(Task requirements):
Within the entries below, please return exactly the lines from the one with "Emit a web page" through the one with "let xTicks = [-40, -20, 0, 20, 40];", leaving out any pictures.

(Figure scripts):
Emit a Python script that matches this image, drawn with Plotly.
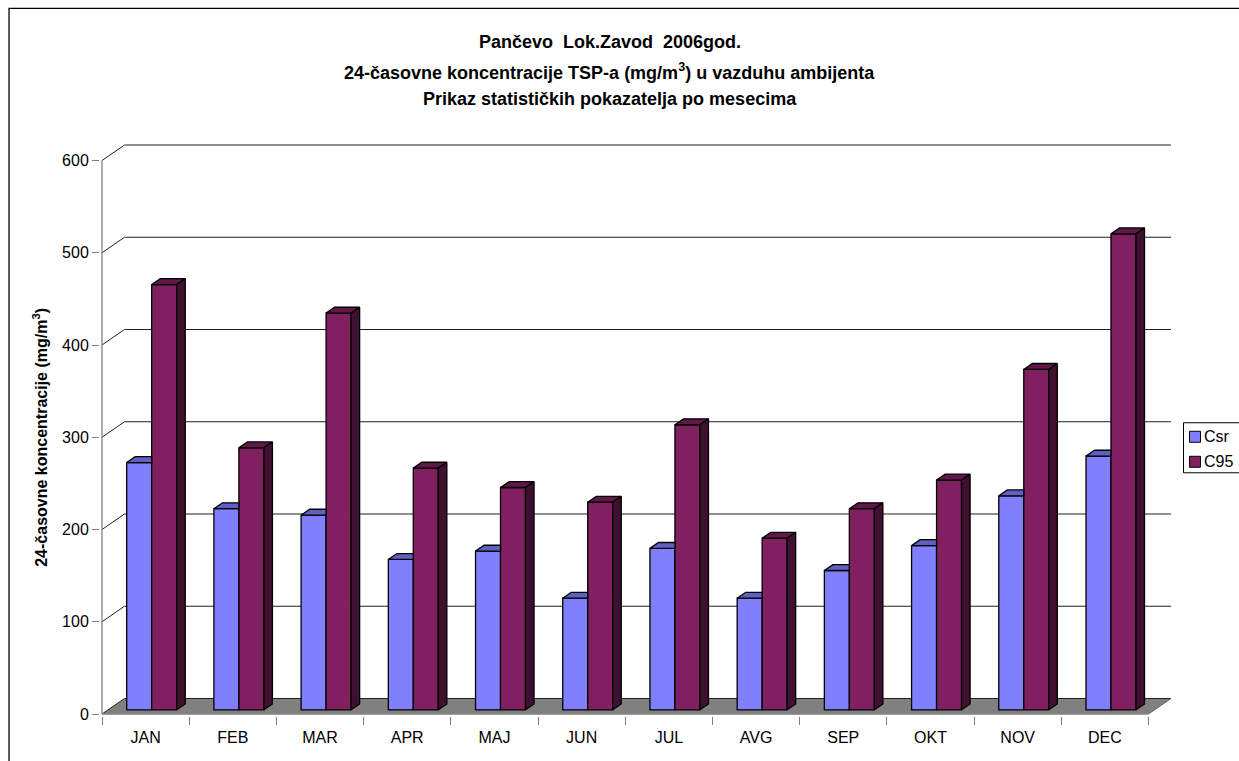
import plotly.graph_objects as go

# data
months = ["JAN", "FEB", "MAR", "APR", "MAJ", "JUN", "JUL", "AVG", "SEP", "OKT", "NOV", "DEC"]
csr = [268, 218, 211, 163, 172, 121, 175, 121, 151, 178, 232, 275]
c95 = [461, 284, 430, 262, 241, 225, 309, 186, 218, 249, 369, 516]
y_ticks = [0, 100, 200, 300, 400, 500, 600]
series_names = ["Csr", "C95"]
front_colors = ["#8080FF", "#802060"]

W, H = 1239, 761
FONT = "Arial, Liberation Sans, sans-serif"

# geometry of the pseudo-3d box (front plane pixels)
X0_PX, Y0_PX = 102, 714          # where x=-0.5, y=0 sit
UX = 87.25                       # px per category
UY = 0.9217                      # px per unit
DX = 22.5 / UX                   # depth offset of back wall (data units)
DY = 15.5 / UY
F = 0.27                         # depth of bar front face
BD = 0.38                        # bar depth
BW = 25 / UX                     # bar width
PAD = 2
ymax = y_ticks[-1]
n = len(months)
idx = list(range(n))

x_lo = -0.5 - PAD / UX
x_hi = n - 0.5 + DX + PAD / UX
y_lo = -PAD / UY
y_hi = ymax + DY + PAD / UY

l = X0_PX - PAD
plot_w = (x_hi - x_lo) * UX
r = W - l - plot_w
b = H - (Y0_PX + PAD)
plot_h = (y_hi - y_lo) * UY
t = H - b - plot_h


def px(xp):
    return (xp - l) / plot_w


def py(yp):
    return (H - b - yp) / plot_h


base = F * DY
fig = go.Figure()

fig.add_bar(x=idx, y=csr, base=base, width=BW, offset=F * DX - BW, name=series_names[0],
            marker=dict(color=front_colors[0], line=dict(color="black", width=1.3)))
fig.add_bar(x=idx, y=c95, base=base, width=BW, offset=F * DX, name=series_names[1],
            marker=dict(color=front_colors[1], line=dict(color="black", width=1.3)))

# top / side faces
csr_top_x, csr_top_y = [], []
c95_top_x, c95_top_y = [], []
c95_side_x, c95_side_y = [], []
ddx, ddy = BD * DX, BD * DY
for i in idx:
    x0 = i + F * DX - BW
    x1 = i + F * DX
    tp = base + csr[i]
    csr_top_x += [x0, x1, x1, x0 + ddx, x0, None]
    csr_top_y += [tp, tp, tp + ddy, tp + ddy, tp, None]
    x0, x1 = i + F * DX, i + F * DX + BW
    tp = base + c95[i]
    c95_top_x += [x0, x1, x1 + ddx, x0 + ddx, x0, None]
    c95_top_y += [tp, tp, tp + ddy, tp + ddy, tp, None]
    c95_side_x += [x1, x1, x1 + ddx, x1 + ddx, x1, None]
    c95_side_y += [base, tp, tp + ddy, base + ddy, base, None]

for xs, ys, col in [(csr_top_x, csr_top_y, "#6060C0"),
                    (c95_top_x, c95_top_y, "#601848"),
                    (c95_side_x, c95_side_y, "#401030")]:
    fig.add_scatter(x=xs, y=ys, mode="lines", fill="toself", fillcolor=col,
                    line=dict(color="black", width=1.3), showlegend=False,
                    hoverinfo="skip")

# dummy trace for the boundary tick axis
fig.add_scatter(x=[0], y=[0], xaxis="x2", mode="markers", marker=dict(opacity=0),
                showlegend=False, hoverinfo="skip")

shapes = []
# floor
shapes.append(dict(type="path", xref="x", yref="y", layer="below",
                   path=f"M {-0.5},0 L {n - 0.5},0 L {n - 0.5 + DX},{DY} L {-0.5 + DX},{DY} Z",
                   fillcolor="#808080", line=dict(width=0)))
# back wall grid + left wall diagonals
for v in y_ticks:
    shapes.append(dict(type="line", xref="x", yref="y", layer="below",
                       x0=-0.5 + DX, x1=n - 0.5 + DX, y0=v + DY, y1=v + DY,
                       line=dict(color="#202020", width=1)))
    shapes.append(dict(type="line", xref="x", yref="y", layer="below",
                       x0=-0.5, x1=-0.5 + DX, y0=v, y1=v + DY,
                       line=dict(color="#202020", width=1)))
# floor right edge and front edges
shapes.append(dict(type="line", xref="x", yref="y", layer="below",
                   x0=n - 0.5, x1=n - 0.5 + DX, y0=0, y1=DY,
                   line=dict(color="#606060", width=1)))
shapes.append(dict(type="line", xref="x", yref="y", layer="below",
                   x0=-0.5, x1=n - 0.5, y0=0, y1=0,
                   line=dict(color="#808080", width=1.3)))
shapes.append(dict(type="line", xref="x", yref="y", layer="below",
                   x0=-0.5, x1=-0.5, y0=0, y1=ymax,
                   line=dict(color="#808080", width=1.3)))
# outer chart frame
shapes.append(dict(type="rect", xref="paper", yref="paper",
                   x0=px(9), x1=px(W + 20), y0=py(H + 20), y1=py(9),
                   line=dict(color="black", width=1.3)))

# legend box (drawn by hand to match the original placement)
shapes.append(dict(type="rect", xref="paper", yref="paper",
                   x0=px(1184), x1=px(W + 20), y0=py(473), y1=py(423),
                   line=dict(color="black", width=1), fillcolor="white"))
annotations = []
for k, (name, col) in enumerate(zip(series_names, front_colors)):
    yc = 437 + 25 * k
    shapes.append(dict(type="rect", xref="paper", yref="paper",
                       x0=px(1190), x1=px(1201), y0=py(yc + 5.5), y1=py(yc - 5.5),
                       line=dict(color="black", width=1), fillcolor=col))
    annotations.append(dict(text=name, xref="paper", yref="paper", x=px(1203), y=py(yc),
                            xanchor="left", yanchor="middle", showarrow=False,
                            font=dict(family=FONT, size=16, color="black")))

title_lines = [
    ("Pančevo  Lok.Zavod  2006god.", 43),
    ("24-časovne koncentracije TSP-a (mg/m<sup>3</sup>) u vazduhu ambijenta", 72),
    ("Prikaz statističkih pokazatelja po mesecima", 100),
]
for txt, yp in title_lines:
    annotations.append(dict(text="<b>" + txt + "</b>", xref="paper", yref="paper",
                            x=px(610), y=py(yp), xanchor="center", yanchor="middle",
                            showarrow=False, font=dict(family=FONT, size=18, color="black")))
annotations.append(dict(text="<b>24-časovne koncentracije (mg/m<sup>3</sup>)</b>",
                        xref="paper", yref="paper", x=px(40), y=py(438),
                        xanchor="center", yanchor="middle", textangle=-90,
                        showarrow=False, font=dict(family=FONT, size=16, color="black")))

fig.update_layout(
    width=W, height=H,
    margin=dict(l=l, r=r, t=t, b=b, pad=0, autoexpand=False),
    paper_bgcolor="white", plot_bgcolor="rgba(0,0,0,0)",
    barmode="overlay",
    showlegend=False,
    xaxis=dict(range=[x_lo, x_hi], tickvals=idx, ticktext=months,
               ticks="outside", ticklen=7, tickcolor="rgba(0,0,0,0)",
               showgrid=False, zeroline=False, showline=False,
               tickfont=dict(family=FONT, size=16, color="black")),
    xaxis2=dict(range=[x_lo, x_hi], overlaying="x", anchor="y", side="bottom",
                tickvals=[i - 0.5 for i in range(n + 1)], ticks="outside", ticklen=8,
                tickcolor="#808080", tickwidth=1.3, showticklabels=False,
                showgrid=False, zeroline=False, showline=False),
    yaxis=dict(range=[y_lo, y_hi], tickvals=y_ticks, ticks="outside", ticklen=7,
               tickcolor="#808080", tickwidth=1.3, showgrid=False, zeroline=False,
               showline=False, tickfont=dict(family=FONT, size=16, color="black")),
    shapes=shapes,
    annotations=annotations,
)

fig.write_html("out.html", config={"displayModeBar": False},
               post_script="document.body.style.margin='0';document.body.style.overflow='hidden';")
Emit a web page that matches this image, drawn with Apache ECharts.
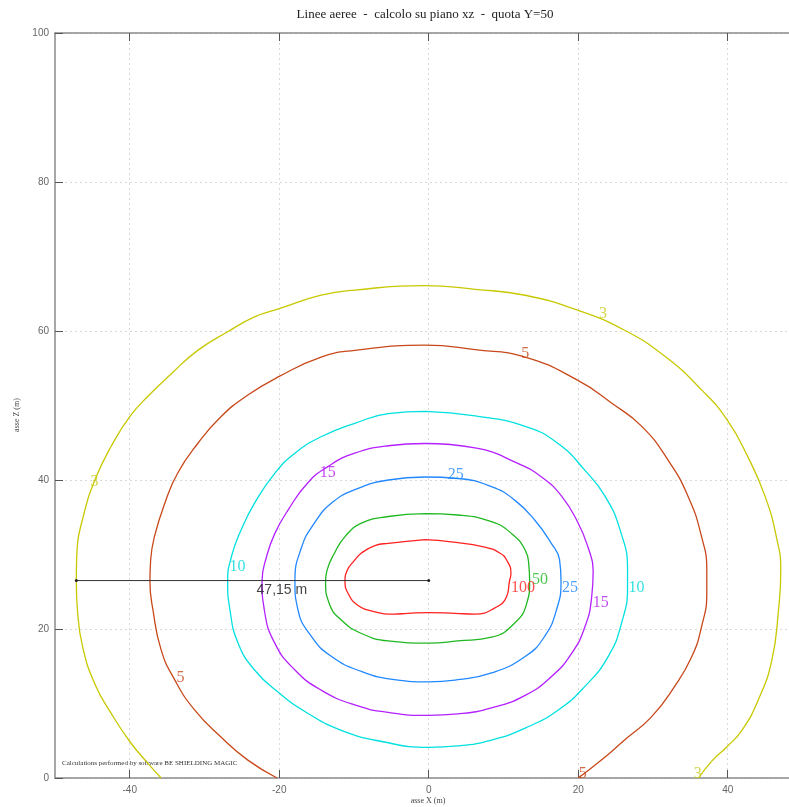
<!DOCTYPE html>
<html>
<head>
<meta charset="utf-8">
<script src="https://cdn.jsdelivr.net/npm/echarts@6/dist/echarts.min.js"></script>
<style>
html, body { margin: 0; padding: 0; background: #fff; }
#chart { width: 789px; height: 807px; }
</style>
</head>
<body>
<div id="chart"></div>
<script>
let xTicks = [-40, -20, 0, 20, 40];

// contour lines, [x, z] in metres
let contour3 = [[-35.8,0],[-37.6,2.0],[-40.0,4.9],[-42.5,8.7],[-44.7,12.7],[-46.3,17.6],[-47.0,22.6],[-47.15,26.5],[-47.1,29.5],[-46.0,36.0],[-44.5,40.4],[-42.5,44.5],[-40.0,48.5],[-37.6,51.2],[-34.4,54.3],[-30.9,57.4],[-26.9,59.9],[-23.3,61.9],[-20.0,63.0],[-14.4,64.8],[-9.9,65.5],[-0.5,66.1],[6.2,65.6],[12.9,64.8],[19.9,62.8],[26.2,60.1],[31.6,56.6],[36.5,52.1],[39.9,48.1],[42.7,43.1],[45.0,37.8],[46.5,32.4],[47.1,27.9],[46.8,22.6],[45.9,15.8],[44.1,10.5],[41.9,6.4],[39.9,4.2],[37.9,2.3],[36.1,0]];
let contour5 = [[-20.3,0],[-24.2,2.4],[-27.8,5.5],[-31.3,9.1],[-34.0,13.2],[-35.8,17.2],[-36.9,22.6],[-37.3,26.4],[-37.2,29.3],[-36.7,32.4],[-35.3,36.9],[-33.6,40.9],[-30.9,44.9],[-27.8,48.5],[-24.2,51.4],[-20.0,53.9],[-14.4,56.5],[-9.9,57.4],[-0.5,58.1],[6.2,57.5],[12.9,56.5],[19.9,53.4],[24.5,50.3],[28.5,47.2],[32.0,42.7],[34.7,37.8],[36.5,32.4],[37.2,27.9],[37.2,24.8],[36.5,20.3],[35.2,16.3],[32.9,12.3],[29.8,8.2],[26.2,5.1],[23.1,2.4],[20.0,0]];
let contour10 = [[-0.5,49.2],[-5.4,48.9],[-9.9,47.6],[-14.4,45.8],[-17.9,43.6],[-20.6,40.9],[-23.3,36.9],[-25.1,33.3],[-26.4,29.7],[-26.9,26.4],[-26.6,22.6],[-25.5,18.1],[-23.3,14.5],[-20.0,11.4],[-16.2,8.7],[-11.7,6.4],[-6.3,4.9],[0,4.1],[3.9,4.3],[8.4,5.1],[12.9,6.7],[17.3,9.1],[20.9,12.3],[24.0,16.3],[25.8,20.8],[26.6,25.7],[26.6,27.9],[25.6,33.3],[23.6,37.8],[20.9,41.3],[17.3,44.9],[12.9,47.2],[6.2,48.6],[-0.5,49.2]];
let contour15 = [[-0.5,44.9],[-5.4,44.6],[-9.9,43.6],[-13.5,41.8],[-16.2,39.6],[-18.8,36.0],[-20.6,32.8],[-21.7,29.7],[-22.3,26.4],[-22.0,22.6],[-20.6,18.1],[-17.9,14.5],[-14.4,11.8],[-9.9,9.8],[-5.4,8.8],[0,8.4],[3.9,8.6],[8.4,9.4],[12.9,11.1],[16.4,13.6],[19.1,16.7],[20.9,20.3],[21.8,24.3],[22.0,27.9],[21.3,31.0],[20.0,34.2],[17.8,37.8],[15.1,40.4],[12.0,42.2],[6.2,44.3],[-0.5,44.9]];
let contour25 = [[-0.5,40.4],[-5.4,40.0],[-9.9,38.7],[-13.0,36.9],[-15.3,34.2],[-17.0,31.0],[-17.9,26.4],[-17.5,22.6],[-15.7,19.0],[-13.0,16.3],[-9.0,14.3],[-4.6,13.2],[0,12.9],[3.9,13.2],[8.4,14.1],[12.9,16.3],[15.5,19.0],[17.1,22.6],[17.7,26.4],[17.5,29.3],[16.4,31.5],[14.2,34.6],[11.5,37.3],[8.4,39.1],[3.9,40.2],[-0.5,40.4]];
let contour50 = [[-0.5,35.5],[-5.4,35.1],[-9.0,34.2],[-11.2,32.4],[-12.6,30.2],[-13.6,27.9],[-13.8,26.4],[-13.3,23.4],[-11.7,21.2],[-9.0,19.4],[-5.4,18.4],[0,18.1],[3.9,18.4],[8.4,18.9],[11.5,20.8],[13.1,23.4],[13.5,26.4],[13.4,28.5],[12.9,30.6],[11.1,32.8],[8.4,34.4],[3.9,35.3],[-0.5,35.5]];
let contour100 = [[-0.5,32.0],[-5.4,31.5],[-7.2,31.2],[-9.0,30.2],[-10.1,29.0],[-10.9,27.9],[-11.2,26.4],[-10.8,24.8],[-9.5,23.2],[-7.2,22.3],[-4.6,22.0],[-2.8,22.1],[0,22.2],[3.5,22.1],[6.2,22.0],[8.8,22.8],[10.4,24.3],[10.8,26.4],[11.0,27.5],[10.4,29.3],[9.5,30.2],[7.5,31.0],[3.0,31.7],[-0.5,32.0]];

// label positions [x, z] for each level
let labels3 = [[-44.7,39.7],[23.3,62.3],[36.0,0.6]];
let labels5 = [[12.9,57.0],[-33.2,13.4],[20.6,0.6]];
let labels10 = [[-25.6,28.3],[27.8,25.5]];
let labels15 = [[-13.5,40.9],[23.0,23.5]];
let labels25 = [[3.6,40.7],[18.9,25.5]];
let labels50 = [[14.9,26.6]];
let labels100 = [[12.6,25.5]];

let distanceLine = [[-47.15,26.5],[0,26.5]];
let distanceLabel = [[-19.65,25.2,"47,15 m"]];

let levels = [
	{name: "3", line: contour3, labels: labels3, color: "#c8c800", text: "#cccc22"},
	{name: "5", line: contour5, labels: labels5, color: "#c8481a", text: "#c8481a"},
	{name: "10", line: contour10, labels: labels10, color: "#00e0e0", text: "#00dada"},
	{name: "15", line: contour15, labels: labels15, color: "#b420ff", text: "#b420ee"},
	{name: "25", line: contour25, labels: labels25, color: "#2288ff", text: "#2288ff"},
	{name: "50", line: contour50, labels: labels50, color: "#20b820", text: "#20b820"},
	{name: "100", line: contour100, labels: labels100, color: "#ff2020", text: "#ff2020"}
];

let chart = echarts.init(document.getElementById("chart"), null, {renderer: "canvas"});

let series = [];
levels.forEach(level => {
	series.push({
		type: "line",
		data: level.line,
		smooth: 0.5,
		showSymbol: false,
		silent: true,
		lineStyle: {color: level.color, width: 1.3},
		z: 3
	});
});
levels.forEach(level => {
	series.push({
		type: "scatter",
		data: level.labels,
		symbolSize: 0,
		silent: true,
		label: {
			show: true,
			position: "inside",
			formatter: level.name,
			color: level.text,
			fontFamily: "Liberation Serif",
			fontSize: 16
		},
		z: 5
	});
});
series.push({
	type: "line",
	data: distanceLine,
	showSymbol: true,
	symbol: "circle",
	symbolSize: 3,
	silent: true,
	itemStyle: {color: "#222"},
	lineStyle: {color: "#333", width: 1},
	z: 4
});
series.push({
	type: "scatter",
	data: distanceLabel,
	symbolSize: 0,
	silent: true,
	label: {
		show: true,
		position: "inside",
		formatter: p => p.value[2],
		color: "#111",
		fontFamily: "Liberation Sans",
		fontSize: 14
	},
	z: 5
});

let axisGray = "#8a8a8a";
chart.setOption({
	animation: false,
	grid: {left: 55, top: 33, right: 0, bottom: 29},
	xAxis: [{
		type: "value",
		min: -50,
		max: 48.2,
		position: "bottom",
		axisLine: {show: true, onZero: false, lineStyle: {color: axisGray, width: 1.5}},
		axisTick: {show: true, inside: true, length: 8, customValues: xTicks, lineStyle: {color: "#555"}},
		axisLabel: {customValues: xTicks, color: "#666", fontSize: 10, fontFamily: "Liberation Sans", margin: 7},
		splitLine: {show: true, lineStyle: {color: "#d8d8d8", type: [2, 3], width: 1}}
	}, {
		type: "value",
		min: -50,
		max: 48.2,
		position: "top",
		axisLine: {show: true, onZero: false, lineStyle: {color: axisGray, width: 1.5}},
		axisTick: {show: true, inside: true, length: 8, customValues: xTicks, lineStyle: {color: "#555"}},
		axisLabel: {show: false},
		splitLine: {show: false}
	}],
	yAxis: {
		type: "value",
		min: 0,
		max: 100,
		interval: 20,
		axisLine: {show: true, onZero: false, lineStyle: {color: axisGray, width: 1.5}},
		axisTick: {show: true, inside: true, length: 8, lineStyle: {color: "#555"}},
		axisLabel: {color: "#666", fontSize: 10, fontFamily: "Liberation Sans", margin: 6},
		splitLine: {show: true, lineStyle: {color: "#d8d8d8", type: [2, 3], width: 1}}
	},
	graphic: [
		{type: "text", x: 425, y: 15, style: {text: "Linee aeree  -  calcolo su piano xz  -  quota Y=50", font: "13px 'Liberation Serif'", fill: "#222", textAlign: "center", textVerticalAlign: "middle"}},
		{type: "text", x: 428, y: 801, style: {text: "asse X (m)", font: "8px 'Liberation Serif'", fill: "#444", textAlign: "center", textVerticalAlign: "middle"}},
		{type: "text", x: 17, y: 415, rotation: Math.PI / 2, style: {text: "asse Z (m)", font: "8px 'Liberation Serif'", fill: "#444", textAlign: "center", textVerticalAlign: "middle"}},
		{type: "text", x: 62, y: 763, style: {text: "Calculations performed by software BE SHIELDING MAGIC", font: "7px 'Liberation Serif'", fill: "#333", textVerticalAlign: "middle"}}
	],
	series
});
</script>
</body>
</html>
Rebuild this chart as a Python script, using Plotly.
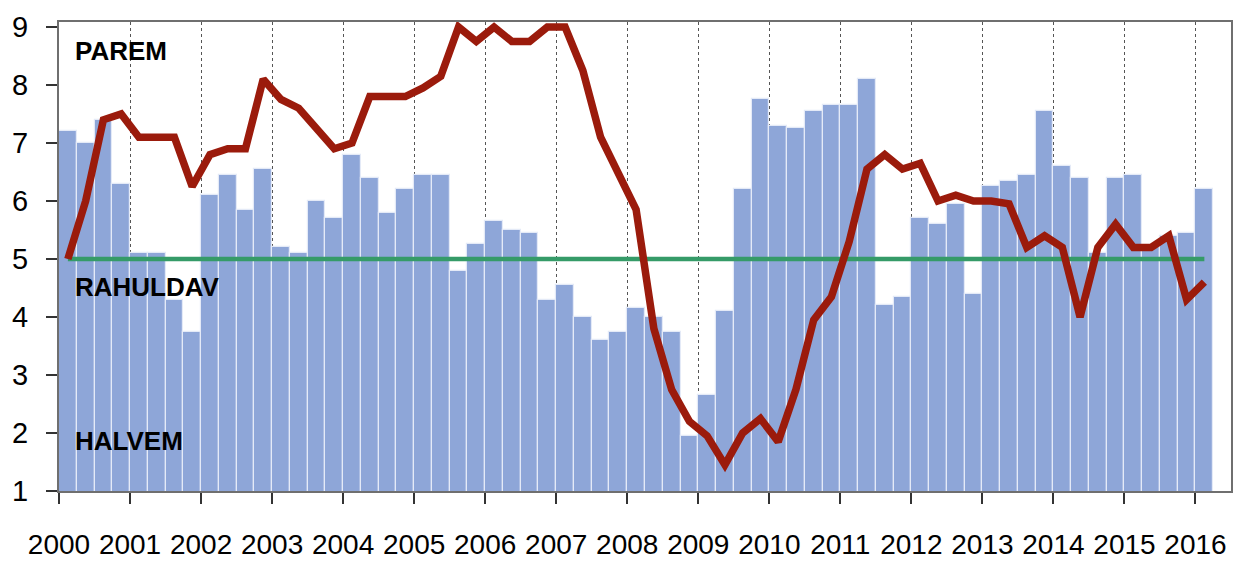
import pandas as pd
import plotly.graph_objects as go

# quarterly data, 2000Q1 .. 2016Q1
quarters = pd.period_range("2000Q1", "2016Q1", freq="Q")

# blue bars
bar_values = [
    7.2, 7.0, 7.4, 6.3, 5.1, 5.1, 4.3, 3.75,
    6.1, 6.45, 5.85, 6.55, 5.2, 5.1, 6.0, 5.7,
    6.8, 6.4, 5.8, 6.2, 6.45, 6.45, 4.8, 5.25,
    5.65, 5.5, 5.45, 4.3, 4.55, 4.0, 3.6, 3.75,
    4.15, 4.0, 3.75, 1.95, 2.65, 4.1, 6.2, 7.75,
    7.3, 7.25, 7.55, 7.65, 7.65, 8.1, 4.2, 4.35,
    5.7, 5.6, 5.95, 4.4, 6.25, 6.35, 6.45, 7.55,
    6.6, 6.4, 5.1, 6.4, 6.45, 5.2, 5.4, 5.45,
    6.2,
]

# red line
line_values = [
    5.0, 6.0, 7.4, 7.5, 7.1, 7.1, 7.1, 6.25,
    6.8, 6.9, 6.9, 8.1, 7.75, 7.6, 7.25, 6.9,
    7.0, 7.8, 7.8, 7.8, 7.95, 8.15, 9.0, 8.75,
    9.0, 8.75, 8.75, 9.0, 9.0, 8.25, 7.1, 6.5,
    5.85, 3.8, 2.75, 2.2, 1.95, 1.45, 2.0, 2.25,
    1.85, 2.75, 3.95, 4.35, 5.3, 6.55, 6.8, 6.55,
    6.65, 6.0, 6.1, 6.0, 6.0, 5.95, 5.2, 5.4,
    5.2, 4.0, 5.2, 5.6, 5.2, 5.2, 5.4, 4.3,
    4.6,
]

# green "neutral" level
neutral_level = 5.0

years = list(range(2000, 2017))
zone_labels = ["PAREM", "RAHULDAV", "HALVEM"]
zone_levels = [8.58, 4.52, 1.87]

x = quarters.year + (quarters.quarter - 0.5) / 4

fig = go.Figure()

fig.add_trace(go.Bar(
    x=x, y=bar_values, width=0.25,
    marker=dict(color="#8EA6D8", line=dict(color="#E4EAF7", width=1.2)),
    showlegend=False,
))
fig.add_trace(go.Scatter(
    x=x, y=[neutral_level] * len(x), mode="lines",
    line=dict(color="#359B68", width=4.5),
    showlegend=False,
))
fig.add_trace(go.Scatter(
    x=x, y=line_values, mode="lines",
    line=dict(color="#9B1B0C", width=7.5),
    showlegend=False,
))

for text, level in zip(zone_labels, zone_levels):
    fig.add_annotation(
        x=2000.2, y=level, xref="x", yref="y",
        text=f"<b>{text}</b>", showarrow=False,
        xanchor="left", yanchor="middle",
        font=dict(family="Liberation Sans, Arial", size=26, color="black"),
    )

fig.update_layout(
    width=1241, height=561,
    margin=dict(l=59, r=10, t=22, b=70),
    paper_bgcolor="white",
    plot_bgcolor="white",
    bargap=0,
    showlegend=False,
)

fig.update_xaxes(
    range=[2000, 2016.5],
    tickvals=years, ticktext=[str(y) for y in years],
    tickangle=0, automargin=False,
    ticks="outside", ticklen=11, tickwidth=1.5, tickcolor="#333",
    ticklabelstandoff=16,
    tickfont=dict(family="Liberation Sans, Arial", size=28, color="black"),
    showgrid=True, gridcolor="#555", griddash="dot", gridwidth=1,
    showline=True, linecolor="#6f6f6f", linewidth=2, mirror=True,
    zeroline=False,
)
fig.update_yaxes(
    range=[1, 9.086],
    tickvals=list(range(1, 10)),
    automargin=False,
    ticks="outside", ticklen=11, tickwidth=1.5, tickcolor="#333",
    ticklabelstandoff=12,
    tickfont=dict(family="Liberation Sans, Arial", size=29, color="black"),
    showgrid=False,
    showline=True, linecolor="#6f6f6f", linewidth=2, mirror=True,
    zeroline=False,
)

fig.write_html(
    "out.html",
    config={"displayModeBar": False},
    post_script="document.body.style.margin='0';",
)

(Final result):
Emit a web page that matches this image, drawn with Apache ECharts.
<!DOCTYPE html>
<html>
<head>
<meta charset="utf-8">
<script src="https://cdn.jsdelivr.net/npm/echarts@6/dist/echarts.min.js"></script>
<style>
html, body { margin: 0; padding: 0; background: #fff; }
#chart { width: 789px; height: 807px; }
</style>
</head>
<body>
<div id="chart"></div>
<script>
let xTicks = [-40, -20, 0, 20, 40];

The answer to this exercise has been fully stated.